I do not know what is coming.  I really do not.  I do not know what is on the horizon for St. John’s, the Episcopal Church, or even our nation.  But I know this.  Together, we are stronger.  Even when we disagree….we are stronger together.  Outside of this holy place, we depend on common interests and alliances bringing us together.  But here, in this holy place we depend on something so rudimentary, so very uncultured that we don’t even like to say it very loud.  We depend on the blood of Christ.  Jesus was not broken so that we could build more walls and live in our own privately holy places.  He was broken so that we could come together, into one whole and holy body. 

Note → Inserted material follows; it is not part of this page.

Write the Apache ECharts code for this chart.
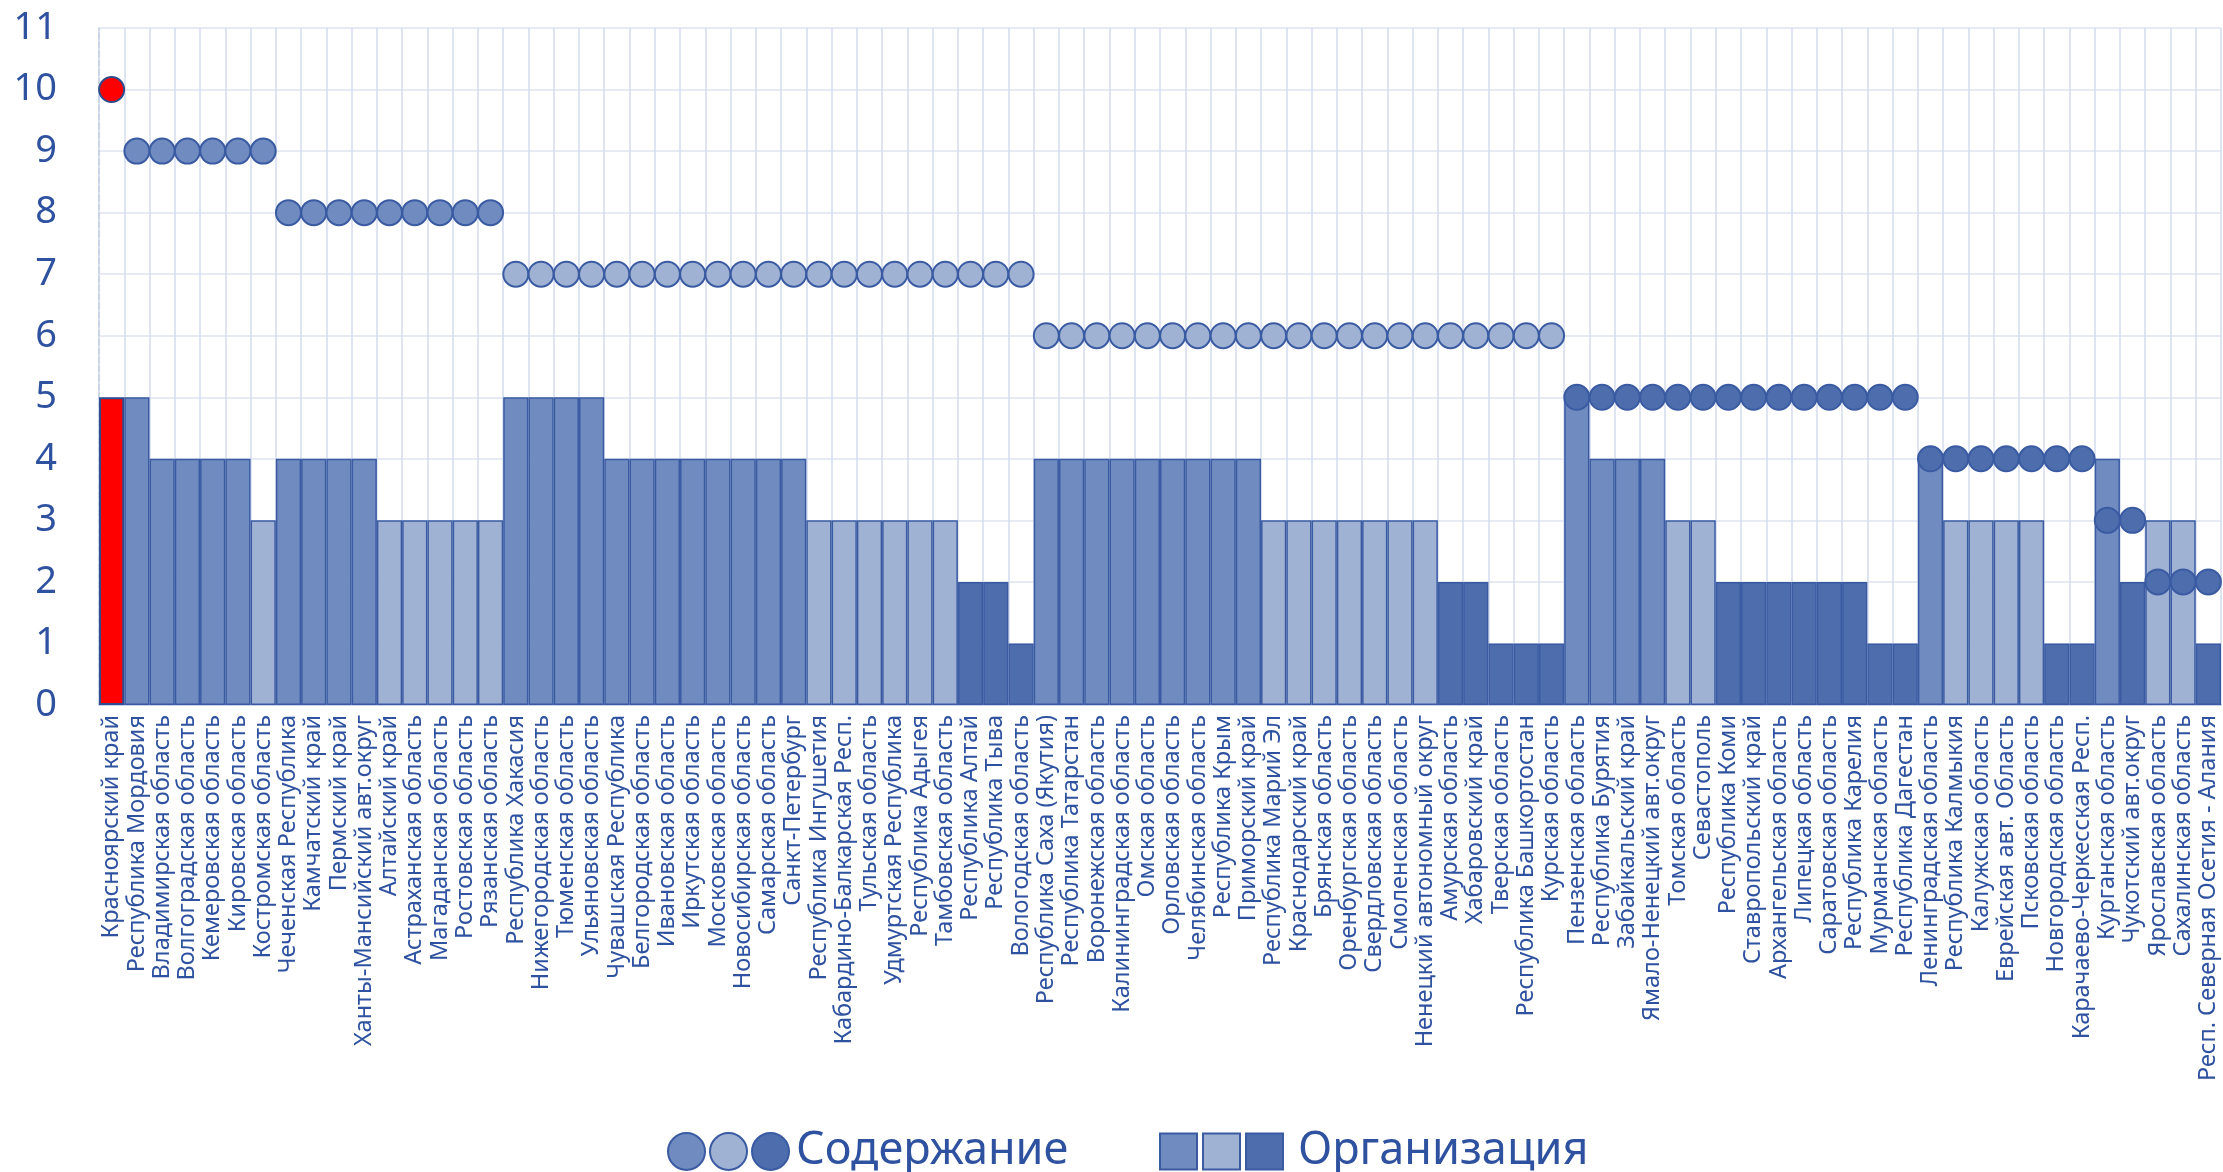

Instead of building walls or maintaining the ones that we have, let us build one another up.  Let us support one another in our desire to be closer to God and closer to one another.  That is how we achieve peace.  We will never agree on everything.   That is not what brings peace.  Peace comes with the ability to love one another even when we are disagree….even when we don’t like one another, we love one another.  Jesus didn’t die so we could all just get along.  Jesus died so we could live with one another, not divided by walls.  Break down the walls.